Io sono stata quella bambina che parlava pure con i muri. Alberi, uccellini, animali di tutto il creato, coma San Francesco, mi aggiravo per il mondo, sussurando anche ai cavalli. Tanta era la mia voglia di comunicare, che superavo la mia timidezza e, anche con le gote in fiamme, parlavo con gli sconosciuti, disposta ad accettare le loro caramelle, pur di scambiare un punto di vista, un’opinione.
Io sono stata quella ragazza nota per le opere epistolari con chiunque sapesse leggere, pur di veicolare la storia della mia giornata ad un qualsiasi essere umano incontrato sul bagnasciuga, il tempo di scambiarsi il cap. Troppa era la voglia di parlare, ed al tempo delle interrurbane, lo facevo con la carta.
Io mi sono iscritta ad un corso di teatro, per essere più espressiva, estroversa e coinvolgente, nel racconto. Perché, se tanto dovevo stordire con le parole, tanto valeva farlo perbene. Ogni confronto era una pièce teatrale: senza pubblico pagante e appalusi finali, ma il bis lo facevo con piacere.
Parlo da sempre, ma ascolto anche con più piacere! Davo e ricevevo. A domanda, rispondevo. E la voglia di rispondere era proporzionata alla voglia di ascoltarla, quella domanda. Perché ascoltare mi ha sempre appassionato.
Dalla musica, al suono del vento fra le foglie. Dal suono di un clacscon ai battenti della finestra. Dai grilli alle note di una chitarra. Dal Come ti chiami a Ho voglia di te.
Sono stata un’ascoltatrice seriale ed una parlatrice d’altri tempi. Non mancavano mai argomenti. Non era mai troppo presto o troppo tardi. Ad una parola, un racconto, non dicevo mai di no.
E poi è arrivato quel giorno. Quello durante il quale, l’ostetrica ci disse che, al ritorno a casa dei nostri compagni, noi neo mamme avremmo letteralmente lanciato il neonato tra le braccia del maschio che ci aveva ingravidate. Dopo una giornata che aveva condensato uno stordimento di palle che manco in un anno solare, per l’incolumità del bebè, l’unica cosa era quella di passarlo come fosse una palla da rugby.
Con tutto il senso di sopravvivenza del mondo, mors tua- devo campà pur’ io, come una Kate Winslet qualsiasi, ci aggrappavamo con tutte noi stesse all’unico pezzo di legno galleggiante presente, che con l’acqua alla gola ci stavamo dalla mattina.
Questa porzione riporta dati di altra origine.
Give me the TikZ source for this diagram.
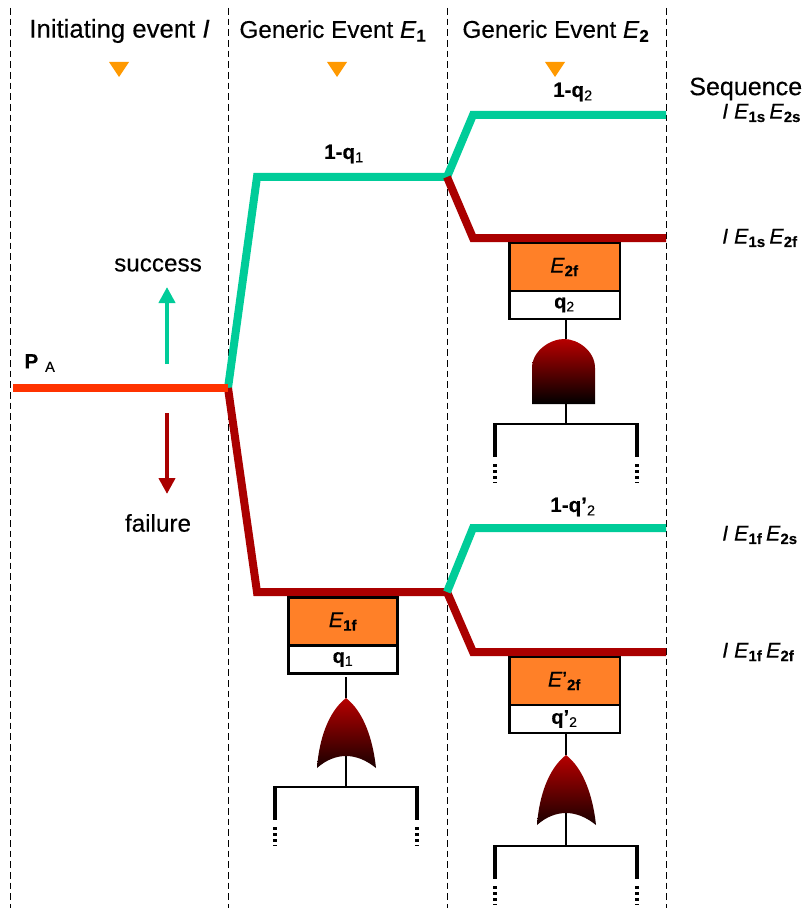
\documentclass[tikz,border=0pt]{standalone}
\usepackage{fontspec}
\setmainfont[FakeBold=0.25]{Liberation Sans}
\usetikzlibrary{arrows.meta}
\definecolor{goodgreen}{RGB}{0,204,153}
\definecolor{badred}{RGB}{170,0,0}
\definecolor{startred}{RGB}{255,51,0}
\definecolor{boxorange}{RGB}{255,128,40}
\definecolor{markorange}{RGB}{255,153,0}
\newcommand{\seqlabel}[2]{\textit{I E}\textsubscript{\textbf{#1}}\,\textit{E}\textsubscript{\textbf{#2}}}
\tikzset{
    column/.style={line width=0.6pt, dash pattern=on 5pt off 3pt},
    branch/.style={line width=6pt, line join=miter, miter limit=4},
    good/.style={branch, goodgreen},
    bad/.style={branch, badred},
    title/.style={font=\fontsize{18.2}{20}\selectfont, inner sep=0pt},
    prob/.style={font=\fontsize{15.5}{18}\selectfont\bfseries, inner sep=0pt},
    seq/.style={font=\fontsize{16}{20}\selectfont, inner sep=0pt, anchor=west},
    evbox/.style={draw=black, line width=2pt, fill=boxorange, minimum width=83pt, minimum height=36pt, inner sep=0pt, font=\fontsize{16}{20}\selectfont},
    qbox/.style={draw=black, line width=2pt, fill=white, minimum width=83pt, minimum height=21pt, inner sep=0pt, font=\fontsize{15}{17}\selectfont},
    wire/.style={line width=2pt, black},
    leg/.style={line width=3pt, black},
    dots/.style={line width=2.6pt, black, dash pattern=on 2.3pt off 2.2pt},
    marker/.style={fill=markorange, draw=none},
    andgate/.pic={
        \shade[top color=badred!85!red, bottom color=black]
            (-34,65) -- (-34,29) .. controls (-34,12) and (-16,0) .. (-2,0)
            .. controls (12,0) and (29,12) .. (29,29) -- (29,65) -- cycle;
        \coordinate (-in) at (0,0);
        \coordinate (-out) at (0,65);
    },
    orgate/.pic={
        \shade[top color=badred!85!red, bottom color=black!85!badred]
            (0,0) .. controls (-18,14) and (-27,42) .. (-29,70)
            .. controls (-20,62) and (-10,58) .. (0,58)
            .. controls (10,58) and (20,62) .. (30,70)
            .. controls (27,42) and (18,14) .. (0,0) -- cycle;
        \coordinate (-in) at (0,0);
        \coordinate (-out) at (0,58);
    },
    inputs/.pic={
        \coordinate (-top) at (0,0);
        \coordinate (-left) at (-71,0);
        \coordinate (-right) at (71,0);
        \draw[wire] (-left) -- (-right);
        \draw[leg] (-71,-1) -- (-71,33);
        \draw[leg] (71,-1) -- (71,33);
        \draw[dots] (-71,40) -- (-71,59);
        \draw[dots] (71,40) -- (71,59);
    },
}
\begin{document}
\begin{tikzpicture}[x=0.75pt,y=-0.75pt]
    \useasboundingbox (0,0) rectangle (802,909);

    % columns
    \foreach \xcol in {10,228,447,666}
        \draw[column] (\xcol,8) -- (\xcol,908);

    \node[title, font=\fontsize{19.3}{22}\selectfont] (titleI) at (119.5,31) {Initiating event \textit{I}};
    \node[title] (titleone) at (333,31) {Generic Event \textit{E}\textsubscript{\textbf{1}}};
    \node[title] (titletwo) at (556,31) {Generic Event \textit{E}\textsubscript{\textbf{2}}};
    \foreach \xcol in {119,337,555}
        \fill[marker] (\xcol-10,62) -- (\xcol+10,62) -- (\xcol,77) -- cycle;

    % tree points
    \coordinate (start) at (13,388);
    \coordinate (root) at (228,388);
    \coordinate (upA) at (257,177);
    \coordinate (upB) at (447,177);
    \coordinate (upC) at (473,115);
    \coordinate (upD) at (666,115);
    \coordinate (upE) at (473,238);
    \coordinate (upF) at (666,238);
    \coordinate (lowA) at (257,592);
    \coordinate (lowB) at (447,592);
    \coordinate (lowC) at (473,528);
    \coordinate (lowD) at (666,528);
    \coordinate (lowE) at (473,652);
    \coordinate (lowF) at (666,652);

    \draw[good] (root) -- (upA) -- (upB) -- (upC) -- (upD);
    \draw[bad] (upB) -- (upE) -- (upF);
    \draw[bad] (root) -- (lowA) -- (lowB) -- (lowE) -- (lowF);
    \draw[good] (lowB) -- (lowC) -- (lowD);
    \draw[branch, startred] (start) -- (root);

    % legend arrows
    \node[title] (success) at (158,265) {success};
    \node[title] (failure) at (158,523) {failure};
    \coordinate (arrowup) at (167,364);
    \coordinate (arrowdown) at (167,413);
    \draw[-{Triangle[length=12pt,width=12pt]}, goodgreen, line width=3pt] (arrowup) -- (167,287);
    \draw[-{Triangle[length=12pt,width=12pt]}, badred, line width=3pt] (arrowdown) -- (167,494);

    \node[prob] (pA) at (40,363) {P\,\,\textsubscript{\textmd{A}}};
    \node[prob] (qone) at (344,154) {1-q\textsubscript{\textmd{1}}};
    \node[prob] (qtwo) at (573,92) {1-q\textsubscript{\textmd{2}}};
    \node[prob] (qthree) at (573,507) {1-q’\textsubscript{\textmd{2}}};

    % sequences
    \node[seq, font=\fontsize{18.8}{22}\selectfont] (seqname) at (689,89) {Sequence};
    \node[seq] (seqA) at (722,113) {\seqlabel{1s}{2s}};
    \node[seq] (seqB) at (722,238) {\seqlabel{1s}{2f}};
    \node[seq] (seqC) at (722,535) {\seqlabel{1f}{2s}};
    \node[seq] (seqD) at (722,652) {\seqlabel{1f}{2f}};

    % upper E2 fault tree
    \node[evbox] (Etwof) at (564.5,267) {\textit{E}\textsubscript{\textbf{2f}}};
    \node[qbox] (qbtwo) at (564.5,305) {\textbf{q}\textsubscript{2}};
    \pic (gatetwo) at (566,339) {andgate};
    \pic (intwo) at (566,424) {inputs};
    \draw[wire] (gatetwo-in |- qbtwo.south) -- (gatetwo-in);
    \draw[wire] (gatetwo-out) -- (intwo-top);

    % E1 fault tree
    \node[evbox, minimum width=81.5pt] (Eonef) at (343,621.5) {\textit{E}\textsubscript{\textbf{1f}}};
    \node[qbox, minimum width=81.5pt] (qbone) at (343,659.5) {\textbf{q}\textsubscript{1}};
    \pic (gateone) at (346,698) {orgate};
    \pic (inone) at (346,787) {inputs};
    \draw[wire] (346,677) -- (gateone-in);
    \draw[wire] (gateone-out) -- (inone-top);

    % lower E2 fault tree
    \node[evbox] (Ethreef) at (564.5,681) {\textit{E}’\textsubscript{\textbf{2f}}};
    \node[qbox] (qbthree) at (564.5,719) {\textbf{q’}\textsubscript{2}};
    \pic (gatethree) at (566,755) {orgate};
    \pic (inthree) at (566,846) {inputs};
    \draw[wire] (gatethree-in |- qbthree.south) -- (gatethree-in);
    \draw[wire] (gatethree-out) -- (inthree-top);
\end{tikzpicture}
\end{document}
Poi, loro, gli amati pargoli, sono cresciuti. I nostri dolci, teneri, amatissimi figli, in quanto figli, hanno cominciato a fare cose da figli: massacrarci. E manco tanto in senso metaforico.
E così, anche all’epoca del massacro, sono arrivate le sette di sera e voi, a quella cazzo di ora, non ci dovete proprio rivolgere la parola!
E non ce ne frega un kaiser che “a me mi” non si dice. Perché il punto è che noi non vogliamo ascoltare più nulla alle sette di sera, manco un a, un me, un mi. Ma pure alle sei e manco alle cinque, in tempo di zona rossa ed arancione, cioè quando la banda è a casa tutto il giorno.
Ecco, facciamo che dalle cinque del pomeriggio sino all’alba, non vogliamo più ascoltare una parola. Non una sillaba. Non un suono. Manco un respiro o un singhiozzo.
Non ce ne frega un caxxo che ci dovete dire che c’è un incendio in casa, che i figli sono appena scappati o che sono sbarcati gli alieni o semplicemente come stiamo (che tanto, come stiamo, ci si legge fra le rughe delle ultime 24 ore).
Non esiste alcun argomento che abbia il diritto di insinuarsi nelle nostre orecchie, a quell’ora. Non vogliamo rispondere, non vogliamo raccontare, non vogliamo ascoltare.
E che si estinguano pure gli uccellini a cui parlavo. I ragazzi a cui scrivevo. A me non mi devi proprio rivolgere la parola, dopo una certa ora.
Siamo mamme: le bambine, le ragazze, le donne curiose, che amavano ascoltare il suono delle onde e parlare del senso della vita nel alle due di notte, come all’ora del tè, sono morte.
Ad una certa ora siamo esaurite. Non ci fate incazzare.